When it comes reading forecast graphs, swell period is definitely the magic number. Indeed, for a forecaster, explaining the implications of swell period is a bit like the birds and the bees... of surfing. The basic definition is as follows: Swell period is a measure of the time, in seconds, between successive wave crests (or troughs) passing through a stationary point. 

A good way to get a handle on it is to manually count seconds or time set waves reaching a stationary point. For example, if you were watching a fishing boat anchored beyond the breaking zone, you could count the seconds between one wave going under the boat and the next. Or you could measure time between one wave hitting a rock ledge and the next – and there you would have an approximate wave period.

However, wave period gives you a lot more information about a swell than just how long you’ll have to wait before the next wave lands on your head. Primarily, it provides a deep insight into the underlying energy contained in a swell. The shorter the period, the weaker and slower the swell, and the closer to the surface it travels. The longer the period, the more wave energy is contained within the swell and the faster and deeper beneath the sea surface it travels.

Indeed, it’s the mathematical relationship between wave period and wave speed and how far the wave energy penetrates beneath the sea surface that allows us to calculate, with great accuracy, things like swell arrival times as well as breaking wave heights.

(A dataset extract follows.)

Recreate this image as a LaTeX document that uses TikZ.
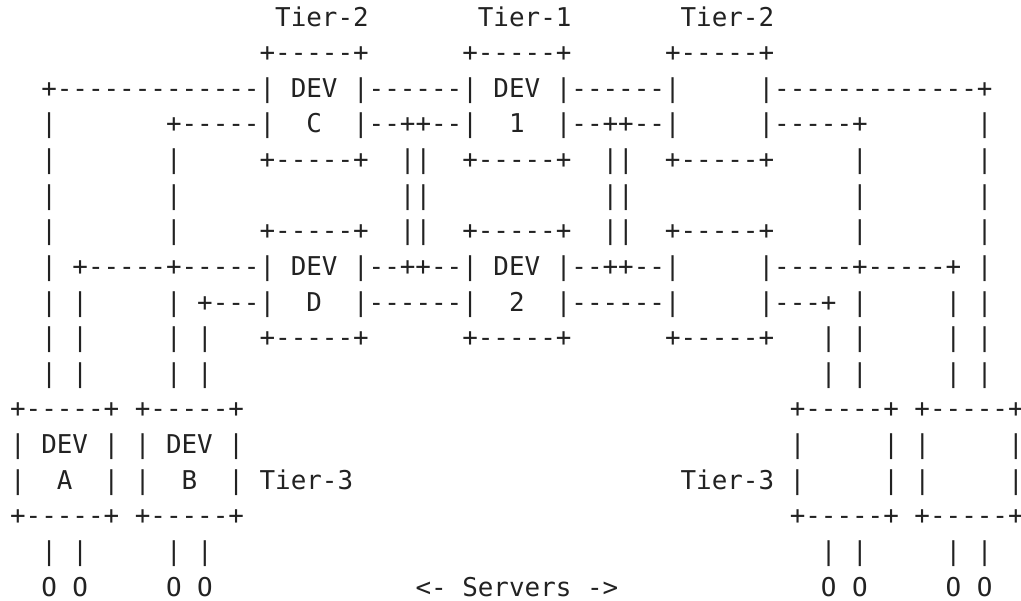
\documentclass[tikz,border=0pt]{standalone}
\usepackage{fontspec}
\setmonofont{DejaVu Sans Mono}
\definecolor{encre}{HTML}{222222}
\newcommand\blanc[1]{\kern#1\fontdimen2\font\relax}

\begin{document}
\begin{tikzpicture}[x=7.795pt,y=-17.8125pt]
      \tikzstyle{ligne}=[anchor=base west, inner sep=0pt, text=encre, font=\ttfamily\fontsize{12.95}{17.8}\selectfont]
      \useasboundingbox (-4.85pt,13pt) rectangle (505.65pt,-287pt);

      \node[ligne] (L1) at (0,0) {\blanc{17}Tier-2\blanc{7}Tier-1\blanc{7}Tier-2};
      \node[ligne] (L2) at (0,1) {\blanc{16}+-----+\blanc{6}+-----+\blanc{6}+-----+};
      \node[ligne] (L3) at (0,2) {\blanc{2}+-------------| DEV |------| DEV |------|\blanc{5}|-------------+};
      \node[ligne] (L4) at (0,3) {\blanc{2}|\blanc{7}+-----|\blanc{2}C\blanc{2}|--++--|\blanc{2}1\blanc{2}|--++--|\blanc{5}|-----+\blanc{7}|};
      \node[ligne] (L5) at (0,4) {\blanc{2}|\blanc{7}|\blanc{5}+-----+\blanc{2}||\blanc{2}+-----+\blanc{2}||\blanc{2}+-----+\blanc{5}|\blanc{7}|};
      \node[ligne] (L6) at (0,5) {\blanc{2}|\blanc{7}|\blanc{14}||\blanc{11}||\blanc{14}|\blanc{7}|};
      \node[ligne] (L7) at (0,6) {\blanc{2}|\blanc{7}|\blanc{5}+-----+\blanc{2}||\blanc{2}+-----+\blanc{2}||\blanc{2}+-----+\blanc{5}|\blanc{7}|};
      \node[ligne] (L8) at (0,7) {\blanc{2}| +-----+-----| DEV |--++--| DEV |--++--|\blanc{5}|-----+-----+ |};
      \node[ligne] (L9) at (0,8) {\blanc{2}| |\blanc{5}| +---|\blanc{2}D\blanc{2}|------|\blanc{2}2\blanc{2}|------|\blanc{5}|---+ |\blanc{5}| |};
      \node[ligne] (L10) at (0,9) {\blanc{2}| |\blanc{5}| |\blanc{3}+-----+\blanc{6}+-----+\blanc{6}+-----+\blanc{3}| |\blanc{5}| |};
      \node[ligne] (L11) at (0,10) {\blanc{2}| |\blanc{5}| |\blanc{39}| |\blanc{5}| |};
      \node[ligne] (L12) at (0,11) {+-----+ +-----+\blanc{35}+-----+ +-----+};
      \node[ligne] (L13) at (0,12) {| DEV | | DEV |\blanc{35}|\blanc{5}| |\blanc{5}|};
      \node[ligne] (L14) at (0,13) {|\blanc{2}A\blanc{2}| |\blanc{2}B\blanc{2}| Tier-3\blanc{21}Tier-3 |\blanc{5}| |\blanc{5}|};
      \node[ligne] (L15) at (0,14) {+-----+ +-----+\blanc{35}+-----+ +-----+};
      \node[ligne] (L16) at (0,15) {\blanc{2}| |\blanc{5}| |\blanc{39}| |\blanc{5}| |};
      \node[ligne] (L17) at (0,16) {\blanc{2}O O\blanc{5}O O\blanc{13}<- Servers ->\blanc{13}O O\blanc{5}O O};

    \end{tikzpicture}
\end{document}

Big interval groundswells of 15 to 20 seconds carry much more energy, penetrating over 1000 feet below the sea surface (for 18 second intervals). This means groundswells feel the sea floor in much deeper water than windswells (a windswell is loosely any wave exhibiting periods of 6 seconds to 12 seconds) and hence will refract and react the sea floor further offshore.

So, getting back to the question; when asking what's better; long periods or shorter ones, it depends on what kind of waves you are looking for. More often than not, big groundswells react to a sand bank in deeper water, often beyond the rips and gutters that shape good beach break surf – and hence tend to close out. Conversely, windswells are often more broken up and only begin to "feel" sand banks in much shallower water, and are therefore more likely to produce good surf as they peel off along gutters and rips.

If you're looking for reefs and point breaks, then longer period groundswells generally produce better surf – but this of course is heavily dependent on the characteristics of an individual break – or, more specifically, the bathymetry (the shape and depth of the seafloor that the approaching swell interacts with). Most world class point breaks love long interval groundswells that wrap in from oblique angles producing long, high quality waves.